To become a Government approved driving instructor, she needed to complete the Driver and Vehicle Standards Agency (DVSA) qualifying examination, which is in three parts.

The first is theory which consists of a multiple-choice test and a video-based hazard perception test which Rachel studied for at home.

The second part is a practical driving test which follows 10 hours of one-to-one training and the final section is the practical test of instructional ability, which also follows 10 hours of training.

Rachel belongs to an elite group of ADIs who successfully completed their driving instructor training by passing all three parts of the qualification process first time.

She usually covers areas of Tettenhall, Bushbury, Pendeford, Perton, Codsall, Brewood, Featherstone, Essington, Wednesfield, Willenhall, Bilston, Parkfields, Penn, Wombourne and Albrighton and her diary can vary from week to week.

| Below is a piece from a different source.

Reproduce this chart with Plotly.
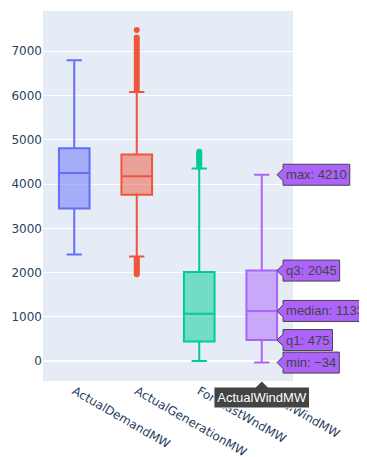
import plotly.graph_objects as go

# ---- data ----
names = ["ActualDemandMW", "ActualGenerationMW", "ForecastWndMW", "ActualWindMW"]
q1 = [3450, 3760, 441, 475]
medians = [4250, 4175, 1070, 1133]
q3 = [4810, 4670, 2010, 2045]
lower_fence = [2410, 2365, 0, -34]
upper_fence = [6800, 6080, 4350, 4210]
outliers_demand = []
outliers_generation = [1960, 2000, 2040, 2080, 2120, 2160, 2200, 2240, 2280, 2320,
                       6120, 6180, 6240, 6300, 6360, 6420, 6480, 6540, 6600, 6660,
                       6720, 6780, 6840, 6900, 6960, 7020, 7080, 7140, 7200, 7260,
                       7310, 7480]
outliers_forecast = [4390, 4430, 4470, 4510, 4550, 4590, 4630, 4670, 4700, 4730]
outliers_wind = []
outliers = [outliers_demand, outliers_generation, outliers_forecast, outliers_wind]
colors = ["#636efa", "#EF553B", "#00cc96", "#ab63fa"]

fig = go.Figure()
for i, n in enumerate(names):
    has_out = len(outliers[i]) > 0
    fig.add_trace(go.Box(
        name=n,
        x=[n],
        y=[outliers[i]] if has_out else None,
        q1=[q1[i]], median=[medians[i]], q3=[q3[i]],
        lowerfence=[lower_fence[i]], upperfence=[upper_fence[i]],
        boxpoints="outliers" if has_out else False,
        marker_color=colors[i],
        line_color=colors[i],
        hoverinfo="x+y",
        showlegend=False,
    ))

fig.update_layout(
    width=367, height=457,
    margin=dict(l=35, r=82, t=3, b=84),
    hovermode="x",
    font=dict(family="Verdana, DejaVu Sans, sans-serif", size=12),
    hoverlabel=dict(font=dict(family="Arial, Liberation Sans, sans-serif", size=13)),
    boxmode="overlay",
)
fig.update_xaxes(tickangle=30, automargin=False)
fig.update_yaxes(range=[-450, 7910], dtick=1000, automargin=False)

post = """
var gd = document.getElementById('{plot_id}');
try { Plotly.Fx.hover(gd, {xval: 3, yval: 1133}, 'xy'); } catch(e) { console.log(e); }
"""
fig.write_html("out.html", post_script=post)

“On a week day, I give lessons in the morning, have a break for lunch and give lessons in the afternoon. I have to be flexible when I work because I have to fit around the availability of my pupils can change from week to week so it’s rare that one week is the same as the next and I quite like this,” says Rachel who firmly believe in making pupils feel at ease so lessons are always conducted in a calm, friendly and relaxed manner.

The Aston University graduate enjoys the flexibility of the role as it enables her to fit her work around other commitments.

“I organise my own diary so if I want time off I can take it without having to ask,” says Rachel, who generally gives two-hour lessons.

She also likes reading the reviews left by students about their experience of learning to drive, which are published proudly on her website.

“I work hard, always striving to get the best out of people, so it’s nice to be recognised and appreciated in my job. It’s important to feel valued,” explains Rachel.

One of the factors she believes sets her apart from others in her field is her very high first time pass rate of 79 per cent. Recent figures show the national pass rate is around 45.5 per cent.

“I believe this is because I’m passionate about my role as a driving instructor. It’s not just a job to me. I don’t just want people to pass their test, I want them to become safe drivers for life.

“I’m very happy as a driving instructor, I would never go back to my career in retail management,” explains Rachel, who operates her driving school under the LDC franchise.

But there are some challenges that come with being your own boss, she says.

“It can be quite frustrating when a lead comes to nothing, when you’ve put a lot of time and effort into dealing with that lost enquiry.

“It can also be frustrating when prospective or current pupils take days to responds to calls, texts and emails as a lack of communication can make it difficult to plan my diary. and I like to be organised.

“However I stay motivated because I understand you win some you lose some, you can’t expect to win them all.

“When I have trouble getting in touch with somebody, the next time I see them I find out the way of communicating with that person and then I make sure they know what I expect of them in terms of communication – ie. that I expect them to get back to me in a timely manner when required. That way we all know where we stand, expectations are clear,” Rachel tells Weekend.

But she says the positives far outweigh the negatives and there is immense job satisfaction in being a driving instructor.

“Sometimes you get to know your pupils very well and understand how much it would mean to them to get a driving licence. It can be very emotional when pupils pass their driving test, not just for them but for me too.

“I feel very proud in these moments because I know I have made a difference. I also had a run of eight consecutive first time passes which I’m very proud of,” adds Rachel.